Operationalizing AI/ML at Scale
Operationalizing AI/ML at Scale for a Global
Retail Enterprise
Project Overview:
The customer, an American multinational retail company, sought to build a highly
scalable, secure, and cost-effective web application. The company wanted a solution
that could efficiently handle dynamic API-driven functionalities while ensuring a
seamless user experience. Their core requirements included robust backend services,
high availability, and low operational overhead.
Challenges:
The client had developed multiple machine learning models for demand forecasting,
customer behavior analysis, and dynamic pricing. While the data science teams were
successful in building models in isolated environments, the enterprise faced key
challenges:
● Lack of standardized pipelines to deploy and monitor ML models in
production.
● Manual handoff between data science and DevOps teams caused delays
and operational inefficiencies.
● Difficulty in retraining models using fresh data and scaling across business
units.
● No unified observability or governance mechanism to ensure ML model
performance in production.
Proposed Solution & Architecture:
Unified Technologies partnered with the client to deliver a production-grade MLOps
platform that would bridge the gap between data science and operations. The solution
included:
1. Automated Model Deployment Pipelines
● Built end-to-end CI/CD pipelines using GitLab CI and Terraform to
automate model packaging, testing, and deployment into AWS SageMaker
endpoints and Amazon EKS-based APIs.
● Integrated infrastructure as code to manage SageMaker instances, model
artifacts, and endpoint configuration.
2. Feature Store & Data Management
● Implemented a centralized feature store using Amazon S3 and AWS Glue
Catalog to standardize feature engineering across teams.
● Ensured data lineage, versioning, and reproducibility of features used in
model training.
3. Model Monitoring & Drift Detection
● Integrated CloudWatch and custom Lambda functions for real-time model
performance tracking and data drift alerts.
● Used SageMaker Model Monitor to detect bias, latency issues, and stale
data in production endpoints.
4. Model Retraining Automation
● Designed a retraining workflow using AWS Step Functions that periodically
retrains models based on performance metrics and incoming data.

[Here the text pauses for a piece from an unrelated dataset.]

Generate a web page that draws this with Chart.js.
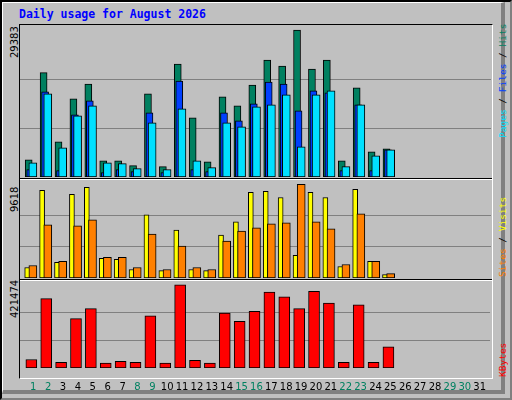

● Enabled rollback to previous model versions using automated canary
deployments and blue/green strategy.
Architecture:
Key Enhancements:
● Reduced ML model deployment time from weeks to under 2 hours.
● Decreased model failure rate in production by 65% through continuous
monitoring and observability.
● Enabled self-service model deployment for data scientists without DevOps
bottlenecks.
● Improved cross-team collaboration by establishing a single MLOps
platform with auditable and reproducible processes.